## Data provided

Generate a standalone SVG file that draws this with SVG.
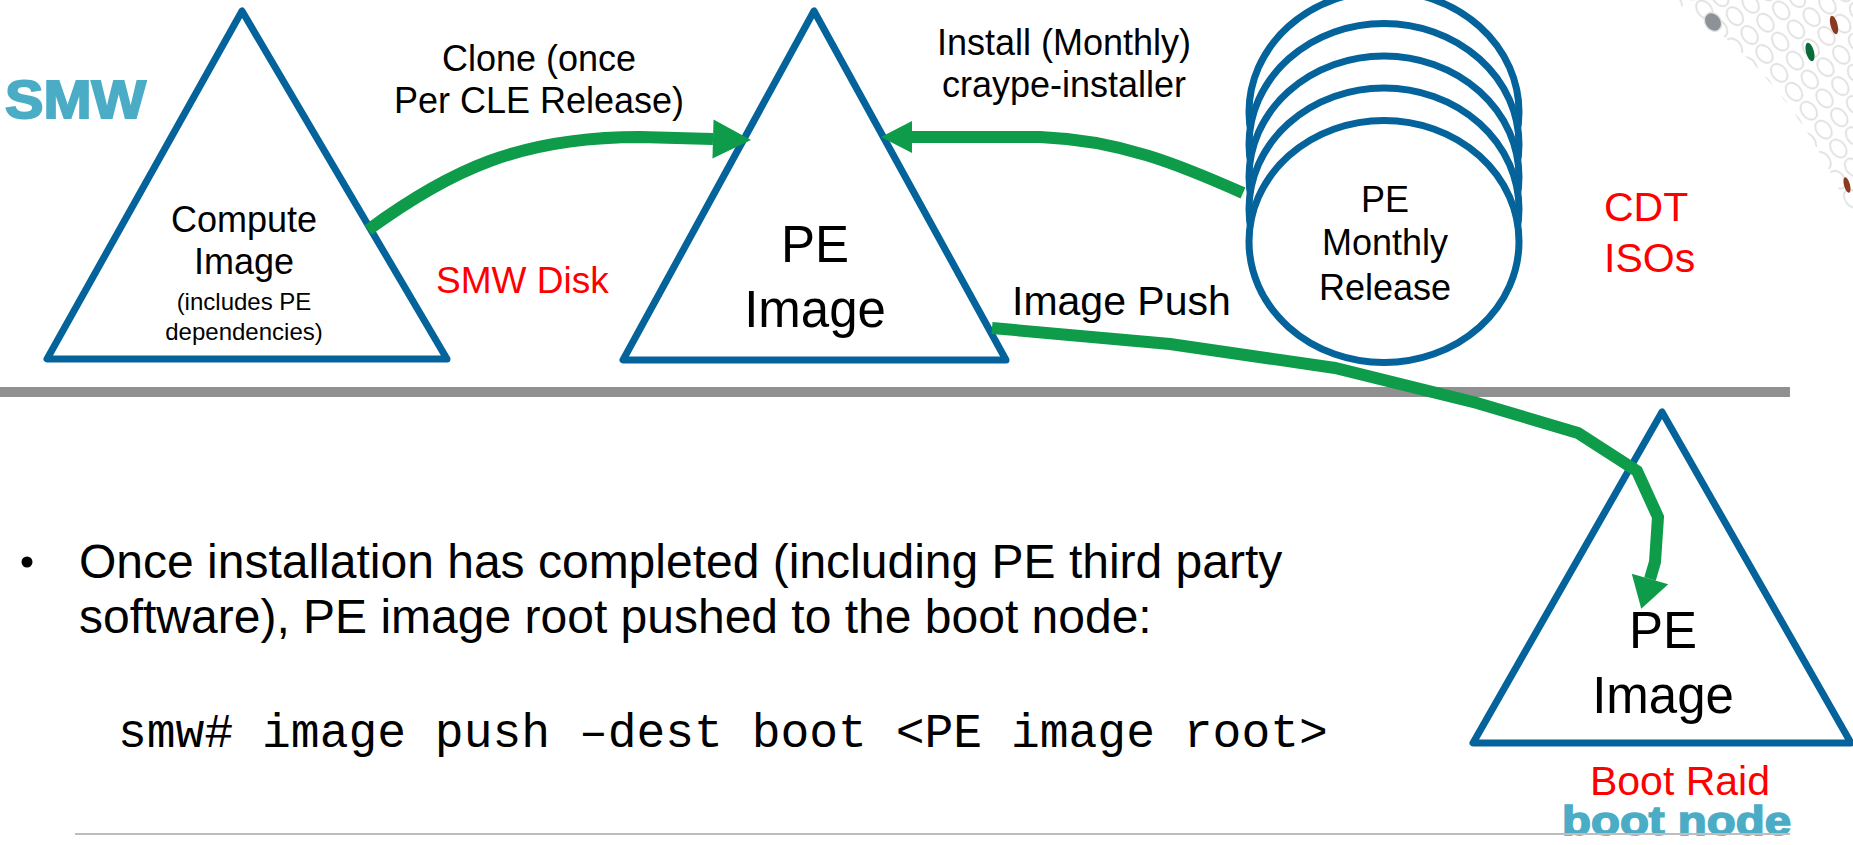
<svg xmlns="http://www.w3.org/2000/svg" width="1853" height="845" viewBox="0 0 1853 845">
  <style>
    .sans { font-family: "Liberation Sans", Arial, sans-serif; }
    .mono { font-family: "Liberation Mono", "Courier New", monospace; }
    .tri { fill: none; stroke: #04639b; stroke-width: 7; stroke-linejoin: round; }
    .disc { fill: #ffffff; stroke: #04639b; stroke-width: 7; }
    .flow { fill: none; stroke: #0e9c4a; stroke-width: 12; stroke-linejoin: miter; }
    .lbl { fill: #000000; }
    .red { fill: #ff0000; }
    .teal { fill: #4bacc6; stroke: #4bacc6; font-weight: bold; }
  </style>
  <defs>
    <marker id="headL" markerUnits="userSpaceOnUse" markerWidth="40" markerHeight="40" refX="0" refY="19.5" orient="auto" overflow="visible">
      <path d="M0,0 L38,19.5 L0,39 Z" fill="#0e9c4a"/>
    </marker>
    <marker id="headM" markerUnits="userSpaceOnUse" markerWidth="34" markerHeight="34" refX="0" refY="16" orient="auto" overflow="visible">
      <path d="M0,0 L31,16 L0,32 Z" fill="#0e9c4a"/>
    </marker>
    <marker id="headP" markerUnits="userSpaceOnUse" markerWidth="40" markerHeight="40" refX="0" refY="19" orient="auto" overflow="visible">
      <path d="M0,0 L31,19 L0,38 Z" fill="#0e9c4a"/>
    </marker>
    <pattern id="rings" width="20" height="24" patternUnits="userSpaceOnUse" patternTransform="rotate(-38 1853 0)">
      <ellipse cx="10" cy="12" rx="7" ry="10" fill="none" stroke="#dedede" stroke-width="1.7"/>
    </pattern>
  </defs>

  <!-- corner ornament: band of faint rings with a few coloured dots -->
  <g id="ornament">
    <path d="M1672,0 Q1790,70 1853,220 L1853,0 Z" fill="url(#rings)"/>
    <ellipse cx="1713" cy="22" rx="8" ry="10" transform="rotate(-35 1713 22)" fill="#8d9198" stroke="#e2e2e2" stroke-width="1.5"/>
    <ellipse cx="1810" cy="52" rx="4" ry="9.5" transform="rotate(-15 1810 52)" fill="#0a6b3a"/>
    <ellipse cx="1834" cy="25" rx="3.5" ry="9.5" transform="rotate(-15 1834 25)" fill="#8b3a22"/>
    <ellipse cx="1847" cy="185" rx="3" ry="8" transform="rotate(-15 1847 185)" fill="#8b3a22"/>
  </g>

  <!-- section labels -->
  <g id="smw-label">
    <text class="sans teal" x="5" y="118" font-size="53" stroke-width="2" textLength="141" lengthAdjust="spacingAndGlyphs">SMW</text>
  </g>
  <g id="smw-disk-label">
    <text class="sans red" x="436" y="293" font-size="37">SMW Disk</text>
  </g>
  <g id="cdt-label">
    <text class="sans red" x="1604" y="221" font-size="41">CDT</text>
    <text class="sans red" x="1604" y="272" font-size="41">ISOs</text>
  </g>

  <!-- divider between SMW and boot node -->
  <rect id="divider" x="0" y="387" width="1790" height="10" fill="#909090"/>

  <!-- compute image -->
  <g id="compute-image">
    <polygon class="tri" points="242,11 47,359 447,359"/>
    <text class="sans lbl" x="244" y="232" font-size="36" text-anchor="middle">Compute</text>
    <text class="sans lbl" x="244" y="274" font-size="36" text-anchor="middle">Image</text>
    <text class="sans lbl" x="244" y="310" font-size="24" text-anchor="middle">(includes PE</text>
    <text class="sans lbl" x="244" y="340" font-size="24" text-anchor="middle">dependencies)</text>
  </g>

  <!-- PE image on the SMW -->
  <g id="pe-image-smw">
    <polygon class="tri" points="814,11 623,360 1006,360"/>
    <text class="sans lbl" x="815" y="262" font-size="51" text-anchor="middle">PE</text>
    <text class="sans lbl" x="815" y="327" font-size="51" text-anchor="middle">Image</text>
  </g>

  <!-- stack of monthly release discs -->
  <g id="pe-monthly-release">
    <ellipse class="disc" cx="1384" cy="112" rx="135" ry="121"/>
    <ellipse class="disc" cx="1384" cy="144.5" rx="135" ry="121"/>
    <ellipse class="disc" cx="1384" cy="177" rx="135" ry="121"/>
    <ellipse class="disc" cx="1384" cy="209" rx="135" ry="121"/>
    <ellipse class="disc" cx="1384" cy="241.5" rx="135" ry="121"/>
    <text class="sans lbl" x="1385" y="212" font-size="36" text-anchor="middle">PE</text>
    <text class="sans lbl" x="1385" y="255" font-size="36" text-anchor="middle">Monthly</text>
    <text class="sans lbl" x="1385" y="300" font-size="36" text-anchor="middle">Release</text>
  </g>

  <!-- PE image on the boot node -->
  <g id="pe-image-boot">
    <polygon class="tri" points="1662,412 1473,743 1851,743"/>
    <text class="sans lbl" x="1663" y="648" font-size="51" text-anchor="middle">PE</text>
    <text class="sans lbl" x="1663" y="713" font-size="51" text-anchor="middle">Image</text>
    <text class="sans red" x="1680" y="795" font-size="41" text-anchor="middle">Boot Raid</text>
    <text class="sans teal" x="1562" y="835" font-size="40" stroke-width="1.6" textLength="229" lengthAdjust="spacingAndGlyphs">boot node</text>
  </g>

  <!-- bullet text and command -->
  <g id="notes">
    <circle cx="27" cy="562" r="5.5" fill="#000000"/>
    <text class="sans lbl" x="79" y="578" font-size="48">Once installation has completed (including PE third party</text>
    <text class="sans lbl" x="79" y="633" font-size="48">software), PE image root pushed to the boot node:</text>
    <text class="mono lbl" x="118" y="747" font-size="48">smw# image push –dest boot &lt;PE image root&gt;</text>
  </g>

  <line id="footer-rule" x1="75" y1="834" x2="1790" y2="834" stroke="#bdbdbd" stroke-width="2"/>

  <!-- connectors -->
  <g id="connectors">
    <path class="flow" d="M368,230 C450,170 520,137 640,137 L713,139" marker-end="url(#headL)"/>
    <text class="sans lbl" x="539" y="71" font-size="36" text-anchor="middle">Clone (once</text>
    <text class="sans lbl" x="539" y="113" font-size="36" text-anchor="middle">Per CLE Release)</text>

    <path class="flow" d="M1243,193 C1180,165 1120,140 1040,137 L912,137" marker-end="url(#headM)"/>
    <text class="sans lbl" x="1064" y="55" font-size="36" text-anchor="middle">Install (Monthly)</text>
    <text class="sans lbl" x="1064" y="97" font-size="36" text-anchor="middle">craype-installer</text>

    <path class="flow" d="M992,328 L1170,344 L1335,368 L1477,403 L1578,433 L1637,471 L1658,517 L1655,562 L1650,579" marker-end="url(#headP)"/>
    <text class="sans lbl" x="1012" y="315" font-size="41">Image Push</text>
  </g>
</svg>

## Aim
List each line in the listing that contains the string "with".

## Completed task
Generate a standalone SVG file that draws this with SVG.
  <!-- corner ornament: band of faint rings with a few coloured dots -->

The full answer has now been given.